For traders, this means a familiar and accessible experience without compromising on efficiency or depth of market. For developers and partners, Vertex Edge represents an enduring presence across chains, evolving alongside the broader ecosystem and avoiding the boom-bust cycles often associated with isolated app chains.

As trends shift and new chains rise to prominence, Vertex is already there, delivering a robust, interconnected network that thrives across diverse ecosystems. 

VRTX underpins the protocol’s cross-chain strategy with Vertex Edge – expanding the token’s utility across diverse ecosystems, ensuring that users and liquidity providers remain engaged no matter what chain they choose for trading. 

Vertex utilizes Chianlink’s CCIP product for cross-chain token transfers and messaging, enabling VRTX to be natively available on Arbitrum, Base, and Blast. Ongoing plans to expand native VRTX token support to every chain plugged into Vertex Edge are underway. 

Conclusion

The new VRTX tokenomics represent a transformative leap forward, reshaping the foundation of the Vertex Edge ecosystem to ensure sustainability, innovation, and long-term value creation. By systematically addressing inefficiencies in the prior model, this framework aligns the protocol’s growth with user-centric incentives, fostering active participation across stakeholders.

Trading rewards have been strategically restructured to promote liquidity depth and balance maker-taker dynamics, empowering market participants through equitable incentives. 

Staking mechanisms have been redesigned to provide diverse, flexible options for users, encouraging both immediate engagement and sustained loyalty through tailored reward tiers and enhanced APY structures.

The Vertical Program’s phased approach, coupled with Vertex Edge’s cross-chain strategy, amplifies VRTX’s utility across diverse ecosystems. This ensures users and liquidity providers experience seamless integration, accessibility, and superior performance on their preferred chains. 

By leveraging cutting-edge technology like Chainlink’s CCIP, Vertex positions itself as an adaptable and forward-looking DeFi platform, thriving across dynamic market conditions.

VRTX tokenomics embody a vision for an interconnected, multi-chain trading ecosystem that values inclusivity, sustainability, and innovation. With this robust framework, Vertex not only redefines the boundaries of decentralized finance but also establishes itself as a leading force in the ever-evolving DeFi landscape.

Official VRTX Token Contract Addresses

The VRTX token currently exists natively on multiple different chains with upcoming plans to expand to more chains supported by Vertex Edge.

Ethereum — L1

VRTX Contract Address: 

Arbitrum — L2

VRTX Contract Address:

Base — L2

VRTX Contract Address: 

Blast — L2

VRTX Contract Address:

VRTX does not in any way represent any shareholding, ownership, participation, right, title, or interest in Vertex Protocol or any of its affiliates, or any other company, enterprise or undertaking, nor will VRTX entitle token holders to any promise of fees, dividends, revenue, profits or investment returns, and are not intended to constitute securities in any jurisdiction.

VRTX may only be utilised on the Vertex Protocol, and ownership of the same carries no rights, express or implied, other than the right to use VRTX as a means to enable usage of and interaction within the Vertex protocol.

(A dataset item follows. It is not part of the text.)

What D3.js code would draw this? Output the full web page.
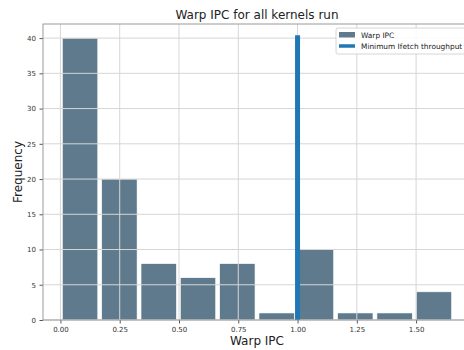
<!DOCTYPE html>
<html>
<head>
<meta charset="utf-8">
<script src="https://cdn.jsdelivr.net/npm/d3@7"></script>
<style>
  html, body { margin: 0; padding: 0; background: #fff; }
  svg { display: block; font-family: "DejaVu Sans", sans-serif; }
</style>
</head>
<body>
<svg id="chart" width="464" height="350"></svg>
<script>
// Histogram of warp IPC across all kernels: 10 equal bins
const binEdges = [0.0, 0.1658, 0.3316, 0.4974, 0.6632, 0.829, 0.9948, 1.1606, 1.3264, 1.4922, 1.658];
const binCounts = [40, 20, 8, 6, 8, 1, 10, 1, 1, 4];
const xTicks = [0.0, 0.25, 0.5, 0.75, 1.0, 1.25, 1.5];
const yTicks = [0, 5, 10, 15, 20, 25, 30, 35, 40];
const ifetchX = 1.0;      // minimum ifetch throughput marker
const ifetchTop = 40.4;
const legendLabels = ["Warp IPC", "Minimum Ifetch throughput"];

const svg = d3.select("#chart");
const m = { left: 43, top: 24, right: 471, bottom: 320 };

const x = d3.scaleLinear().domain([-0.0735, 1.7315]).range([m.left, m.right]);
const y = d3.scaleLinear().domain([0, 42]).range([m.bottom, m.top]);

const barColor = "#5f7a8c";
const lineColor = "#1f77b4";
const gridColor = "#d6d6d6";

// bars (rwidth 0.9, white edges)
const bins = binCounts.map((c, i) => ({ x0: binEdges[i], x1: binEdges[i + 1], c }));
svg.append("g").selectAll("rect").data(bins).join("rect")
  .attr("x", d => x(d.x0 + (d.x1 - d.x0) * 0.05))
  .attr("width", d => x(d.x1 - (d.x1 - d.x0) * 0.05) - x(d.x0 + (d.x1 - d.x0) * 0.05))
  .attr("y", d => y(d.c))
  .attr("height", d => y(0) - y(d.c))
  .attr("fill", barColor)
  .attr("stroke", "#ffffff")
  .attr("stroke-width", 0.6);

// grid drawn over bars
const grid = svg.append("g");
grid.selectAll(".gx").data(xTicks).join("line")
  .attr("x1", d => x(d)).attr("x2", d => x(d))
  .attr("y1", m.top).attr("y2", m.bottom)
  .attr("stroke", gridColor).attr("stroke-width", 1);
grid.selectAll(".gy").data(yTicks).join("line")
  .attr("x1", m.left).attr("x2", m.right)
  .attr("y1", d => y(d)).attr("y2", d => y(d))
  .attr("stroke", gridColor).attr("stroke-width", 1);

// vertical threshold line
svg.append("line")
  .attr("x1", x(ifetchX)).attr("x2", x(ifetchX))
  .attr("y1", y(0)).attr("y2", y(ifetchTop))
  .attr("stroke", lineColor).attr("stroke-width", 5);

// axes
const xAxis = d3.axisBottom(x).tickValues(xTicks).tickFormat(d3.format(".2f")).tickSize(3.5).tickPadding(3.5);
const yAxis = d3.axisLeft(y).tickValues(yTicks).tickFormat(d3.format("d")).tickSize(3.5).tickPadding(3.5);

const gx = svg.append("g").attr("transform", `translate(0,${m.bottom})`).call(xAxis);
const gy = svg.append("g").attr("transform", `translate(${m.left},0)`).call(yAxis);
[gx, gy].forEach(g => {
  g.select(".domain").remove();
  g.selectAll(".tick line").attr("stroke", "#555");
  g.selectAll(".tick text").attr("fill", "#333").style("font-size", "7px")
    .style("font-family", "'DejaVu Sans', sans-serif");
});

// spines
svg.append("rect")
  .attr("x", m.left).attr("y", m.top)
  .attr("width", m.right - m.left).attr("height", m.bottom - m.top)
  .attr("fill", "none").attr("stroke", "#999").attr("stroke-width", 1);

// title and axis labels
svg.append("text").attr("x", (m.left + m.right) / 2).attr("y", 19)
  .attr("text-anchor", "middle").style("font-size", "12px").attr("fill", "#222")
  .text("Warp IPC for all kernels run");
svg.append("text").attr("x", (m.left + m.right) / 2).attr("y", 345)
  .attr("text-anchor", "middle").style("font-size", "12px").attr("fill", "#222")
  .text("Warp IPC");
svg.append("text").attr("transform", `translate(22,${(m.top + m.bottom) / 2}) rotate(-90)`)
  .attr("text-anchor", "middle").style("font-size", "12px").attr("fill", "#222")
  .text("Frequency");

// legend
const lg = svg.append("g").attr("transform", "translate(336,28)");
lg.append("rect").attr("x", 0).attr("y", 0).attr("width", 160).attr("height", 26)
  .attr("rx", 2).attr("fill", "#fff").attr("fill-opacity", 0.85)
  .attr("stroke", "#ccc").attr("stroke-width", 0.8);
lg.append("rect").attr("x", 3).attr("y", 4).attr("width", 16).attr("height", 5.5).attr("fill", barColor);
lg.append("line").attr("x1", 3).attr("x2", 19).attr("y1", 18).attr("y2", 18)
  .attr("stroke", lineColor).attr("stroke-width", 3.5);
lg.selectAll("text.lbl").data(legendLabels).join("text")
  .attr("x", 25).attr("y", (d, i) => 9.5 + i * 11)
  .style("font-size", "7.4px").attr("fill", "#222").text(d => d);
</script>
</body>
</html>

The secondary market pricing of VRTX is not dependent on the effort of the Vertex team, and there is no token functionality or scheme designed to control or manipulate such secondary pricing.

VRTX is designed to be utilised, and it is highlighted that VRTX:

(A) does not have any tangible or physical manifestation, and does not have any intrinsic value (nor does any person make any representation or give any commitment as to its value);

(B) is non-refundable and cannot be exchanged for cash (or its equivalent value in any other digital asset) or any payment obligation by Vertex Protocol or any of its affiliates;

(C) does not represent or confer on the token holder any right of any form with respect to Vertex Protocol or any of its affiliates, or their revenues or assets, including without limitation any right to receive future dividends, revenue, shares, ownership right or stake, share or security, any voting, distribution, redemption, liquidation, proprietary (including all forms of intellectual property or licence rights), right to receive accounts, financial statements or other financial data, the right to requisition or participate in shareholder meetings, the right to nominate a director, or other financial or legal rights or equivalent rights, or intellectual property rights or any other form of participation in or relating to Vertex Protocol or any of its affiliates;

(D) is not intended to represent any rights under a contract for differences or under any other contract the purpose or intended purpose of which is to secure a profit or avoid a loss;

(E) is not intended to be a representation of money (including electronic money), payment instrument, security, commodity, bond, debt instrument, unit in a collective investment or managed investment scheme or any other kind of financial instrument or investment;

(F) is not a loan to Vertex Protocol or any of its affiliates, is not intended to represent a debt owed by Vertex Protocol or any of its affiliates, and there is no expectation of profit nor interest payment;

(G) and does not provide the token holder with any ownership or other interest in Vertex Protocol or any of its affiliates. Notwithstanding VRTX distribution or payment, users have no economic or legal right over or beneficial interest in the assets of Vertex Protocol or any of its affiliates.